GOAL: Using the records that appear below, write out exactly the lines from the one with "What D3.js code" through the one with "var scMercInc = [2.81, 2.64, 1.69, 1.73, 1.02];", keeping both end lines.

DATA FOR THIS EXERCISE:
** Begin **
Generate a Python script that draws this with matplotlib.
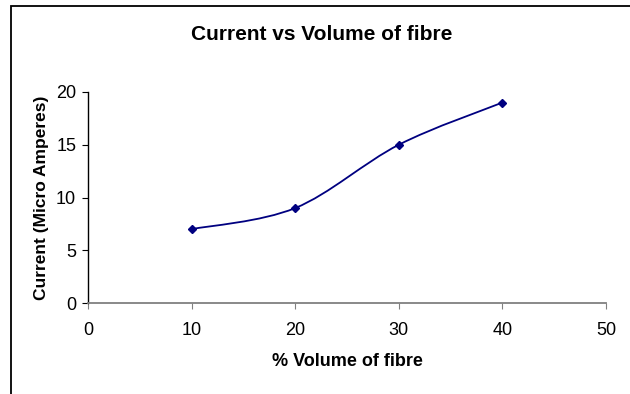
** End **
** Begin **
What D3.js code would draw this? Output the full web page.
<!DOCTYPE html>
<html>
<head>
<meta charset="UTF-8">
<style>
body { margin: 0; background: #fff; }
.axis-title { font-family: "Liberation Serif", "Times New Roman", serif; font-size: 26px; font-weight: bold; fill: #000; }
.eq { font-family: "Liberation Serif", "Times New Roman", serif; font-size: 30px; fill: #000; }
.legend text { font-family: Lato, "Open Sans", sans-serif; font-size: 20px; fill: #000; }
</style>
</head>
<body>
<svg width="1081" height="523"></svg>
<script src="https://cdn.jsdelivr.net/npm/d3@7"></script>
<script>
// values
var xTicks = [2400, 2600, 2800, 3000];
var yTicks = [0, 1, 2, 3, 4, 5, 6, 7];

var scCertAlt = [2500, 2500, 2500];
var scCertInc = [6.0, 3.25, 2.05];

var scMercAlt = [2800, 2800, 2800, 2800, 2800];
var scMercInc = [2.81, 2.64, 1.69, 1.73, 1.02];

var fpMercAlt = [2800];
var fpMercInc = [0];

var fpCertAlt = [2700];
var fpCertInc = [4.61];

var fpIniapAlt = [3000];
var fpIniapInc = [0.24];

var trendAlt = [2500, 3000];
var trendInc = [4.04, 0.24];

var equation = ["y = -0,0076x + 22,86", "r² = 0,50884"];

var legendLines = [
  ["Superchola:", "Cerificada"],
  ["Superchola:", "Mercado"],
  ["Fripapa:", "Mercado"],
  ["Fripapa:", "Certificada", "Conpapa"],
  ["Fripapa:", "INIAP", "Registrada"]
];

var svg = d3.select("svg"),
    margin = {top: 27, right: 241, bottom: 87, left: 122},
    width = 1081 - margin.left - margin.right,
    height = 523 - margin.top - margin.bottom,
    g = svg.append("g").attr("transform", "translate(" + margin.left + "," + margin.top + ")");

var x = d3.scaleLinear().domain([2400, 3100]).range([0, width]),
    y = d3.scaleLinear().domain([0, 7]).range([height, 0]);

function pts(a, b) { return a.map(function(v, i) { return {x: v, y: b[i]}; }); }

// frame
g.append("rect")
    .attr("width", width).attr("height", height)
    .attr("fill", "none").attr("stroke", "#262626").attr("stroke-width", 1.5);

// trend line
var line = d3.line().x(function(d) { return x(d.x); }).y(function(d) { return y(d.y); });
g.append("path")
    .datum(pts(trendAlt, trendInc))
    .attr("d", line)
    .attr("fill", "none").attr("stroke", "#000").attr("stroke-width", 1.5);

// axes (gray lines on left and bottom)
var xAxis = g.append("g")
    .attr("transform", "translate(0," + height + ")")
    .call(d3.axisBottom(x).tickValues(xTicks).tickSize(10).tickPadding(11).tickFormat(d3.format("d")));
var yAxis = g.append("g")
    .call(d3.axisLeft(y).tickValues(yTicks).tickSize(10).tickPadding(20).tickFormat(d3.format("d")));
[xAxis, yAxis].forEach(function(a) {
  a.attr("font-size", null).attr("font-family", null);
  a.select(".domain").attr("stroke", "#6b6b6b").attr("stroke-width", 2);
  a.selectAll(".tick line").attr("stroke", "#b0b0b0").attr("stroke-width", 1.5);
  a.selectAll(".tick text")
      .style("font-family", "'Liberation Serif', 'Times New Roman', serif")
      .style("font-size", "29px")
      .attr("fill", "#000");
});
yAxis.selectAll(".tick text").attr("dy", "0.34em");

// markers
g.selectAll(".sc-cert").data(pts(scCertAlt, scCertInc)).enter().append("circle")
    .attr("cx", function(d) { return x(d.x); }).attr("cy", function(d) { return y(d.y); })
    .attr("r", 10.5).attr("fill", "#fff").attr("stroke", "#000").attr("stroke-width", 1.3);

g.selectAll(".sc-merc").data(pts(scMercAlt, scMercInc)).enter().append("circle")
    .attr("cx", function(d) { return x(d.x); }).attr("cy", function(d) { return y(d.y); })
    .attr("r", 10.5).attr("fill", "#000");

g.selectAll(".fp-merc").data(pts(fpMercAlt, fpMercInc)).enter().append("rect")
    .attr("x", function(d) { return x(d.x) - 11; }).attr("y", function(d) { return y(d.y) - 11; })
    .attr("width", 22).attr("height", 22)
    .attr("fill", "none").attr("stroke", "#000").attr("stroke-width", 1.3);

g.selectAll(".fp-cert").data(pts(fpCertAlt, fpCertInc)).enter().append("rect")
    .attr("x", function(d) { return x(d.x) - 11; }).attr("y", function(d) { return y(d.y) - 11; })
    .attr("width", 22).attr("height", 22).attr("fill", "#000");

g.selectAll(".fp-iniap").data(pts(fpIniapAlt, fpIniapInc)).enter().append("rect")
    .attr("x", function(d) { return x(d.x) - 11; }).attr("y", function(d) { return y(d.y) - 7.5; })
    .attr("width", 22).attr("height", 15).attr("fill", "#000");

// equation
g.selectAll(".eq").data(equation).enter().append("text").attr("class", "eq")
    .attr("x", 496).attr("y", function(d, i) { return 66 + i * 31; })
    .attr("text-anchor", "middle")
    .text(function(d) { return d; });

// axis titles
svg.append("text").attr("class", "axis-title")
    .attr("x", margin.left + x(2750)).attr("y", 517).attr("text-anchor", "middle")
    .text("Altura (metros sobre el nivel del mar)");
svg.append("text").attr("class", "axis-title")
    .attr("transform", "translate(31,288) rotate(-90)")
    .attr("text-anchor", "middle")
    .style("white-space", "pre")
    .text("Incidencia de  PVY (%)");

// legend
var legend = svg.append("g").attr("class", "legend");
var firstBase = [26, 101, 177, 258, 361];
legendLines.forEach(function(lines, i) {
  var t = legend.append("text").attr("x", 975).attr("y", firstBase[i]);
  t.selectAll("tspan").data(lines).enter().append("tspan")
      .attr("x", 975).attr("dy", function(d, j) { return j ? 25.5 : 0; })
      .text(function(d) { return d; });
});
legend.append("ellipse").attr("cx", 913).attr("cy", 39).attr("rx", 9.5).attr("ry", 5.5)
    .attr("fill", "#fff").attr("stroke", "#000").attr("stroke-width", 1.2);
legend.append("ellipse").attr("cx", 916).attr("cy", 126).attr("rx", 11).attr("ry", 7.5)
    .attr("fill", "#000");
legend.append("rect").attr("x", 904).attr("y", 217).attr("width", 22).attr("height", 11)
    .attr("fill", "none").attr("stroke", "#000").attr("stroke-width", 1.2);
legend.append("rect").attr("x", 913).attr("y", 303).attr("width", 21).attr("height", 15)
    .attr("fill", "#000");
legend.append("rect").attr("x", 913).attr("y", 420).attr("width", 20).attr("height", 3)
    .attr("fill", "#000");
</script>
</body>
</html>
** End **
ANSWER FOR THE TASK:
What D3.js code would draw this? Output the full web page.
<!DOCTYPE html>
<html>
<head>
<meta charset="UTF-8">
<style>
body { margin: 0; background: #fff; }
.axis-title { font-family: "Liberation Serif", "Times New Roman", serif; font-size: 26px; font-weight: bold; fill: #000; }
.eq { font-family: "Liberation Serif", "Times New Roman", serif; font-size: 30px; fill: #000; }
.legend text { font-family: Lato, "Open Sans", sans-serif; font-size: 20px; fill: #000; }
</style>
</head>
<body>
<svg width="1081" height="523"></svg>
<script src="https://cdn.jsdelivr.net/npm/d3@7"></script>
<script>
// values
var xTicks = [2400, 2600, 2800, 3000];
var yTicks = [0, 1, 2, 3, 4, 5, 6, 7];

var scCertAlt = [2500, 2500, 2500];
var scCertInc = [6.0, 3.25, 2.05];

var scMercAlt = [2800, 2800, 2800, 2800, 2800];
var scMercInc = [2.81, 2.64, 1.69, 1.73, 1.02];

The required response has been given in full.